Athaliah Reynolds, Staff ReporterTHE Jamaica Labour Party (JLP) is demanding that the Jamaica Public Service Company Ltd. (JPS) provide a full explanation to its customers as to why they were not given prior notification of the company's decision to apply the hurricane recovery charge to their July bills.
Clive Mullings, Opposition Spokesman on Energy, said the public has a right to know when they are going to have to pay more, before the fact.
"JPS already enjoys fuel and foreign exchange adjustments and now a Z-factor," he said. "Electricity is a necessity not a luxury, and the Jamaican people who suffer under the punishment of its (JPS) electricity rates are entitled to know."
Under the terms of the Z-factor, which was approved by the Office of Utilities Regulation (OUR) in August 2005, the JPS was allowed to collect on damage incurred from Hurricane Ivan which hit the island in September 2004. However, the light and power company opted not to implement the charges until now.
No prior warning
Customers, however, received no prior warning as the notification of the increase came by way of a bill insert on customers' July bills, the same time the increase came into effect.
Mr.
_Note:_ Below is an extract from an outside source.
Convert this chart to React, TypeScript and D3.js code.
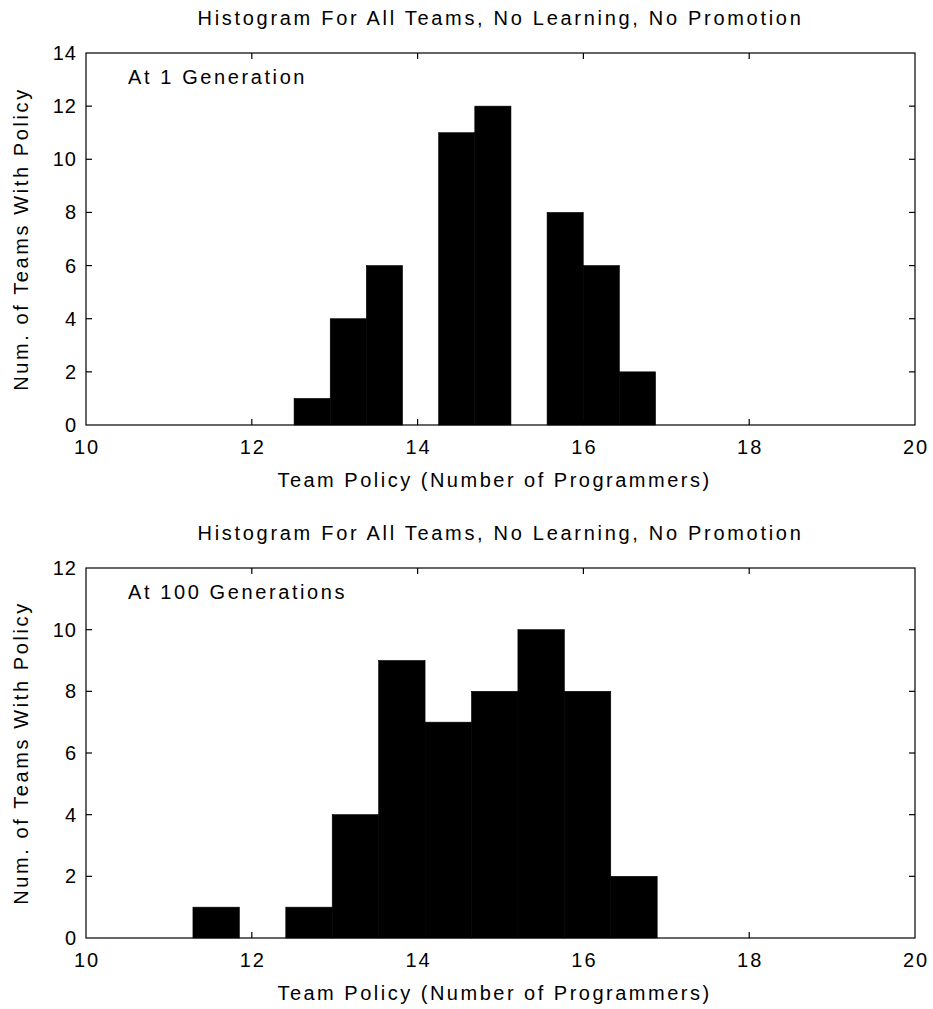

Mullings further argued that the "JLP's position remains unchanged, that it cannot be policy, correct to allow the JPS to unilaterally collect from the consumer for damage to its property, yet not offering any recourse when JPS causes damage to the consumer's equipment or property".
When contacted yesterday, Winsome Callum, head of corporate communication at the JPS, said the light and power company received the go ahead from the OUR last month and, as such, was unable to undertake a massive education campaign.
No explanation was offered as to why the increase could not have been delayed until the following month.
"When the application for approval to implement the hurricane recovery charge was submitted in March this year, there was significant public discussion on the issue. However, the approval from the OUR to implement the hurricane charge was received by JPS in June," Ms. Callum said in a written response.
She added: "Extensive customer education on the matter could not have been done before the OUR approval was received, asthere was no predicting what the regulator's position on the application would have been..."
At the same time, Mr. Mullings argued that the OUR's decision to permit the JPS to recover costs through this charge is an abuse of a captive market, "which clearly flies in the face of the regulatory body's consumer charter".
But Ms. Callum pointed out that the OUR approved the hurricane recovery charge because there was not sufficient funds in JPS' self-insurance fund to offset the damage done by Hurricane Ivan, which struck three months after the fund was established.
"Note that such a fund did not exist when the company was government-owned, and 2004 presented the first opportunity as a privatised entity for such a proposal to be considered during the comprehensive rate review of that year in recognition of the unavailability of insurance for transmission and distribution assets for utilities in the hurricane belt. In 2004 JPS proposed, and the OUR approved (the establishment of the fund)," Ms. Callum explained.
She revealed that the Self-Insurance Fund currently has approximately US$7 million (J$483 million), which will assist in mitigating the effects of future hurricanes.
David Geddes, director of consumer affairs at the OUR, said it was the JPS' responsibility to ensure that its customers are forewarned about increases.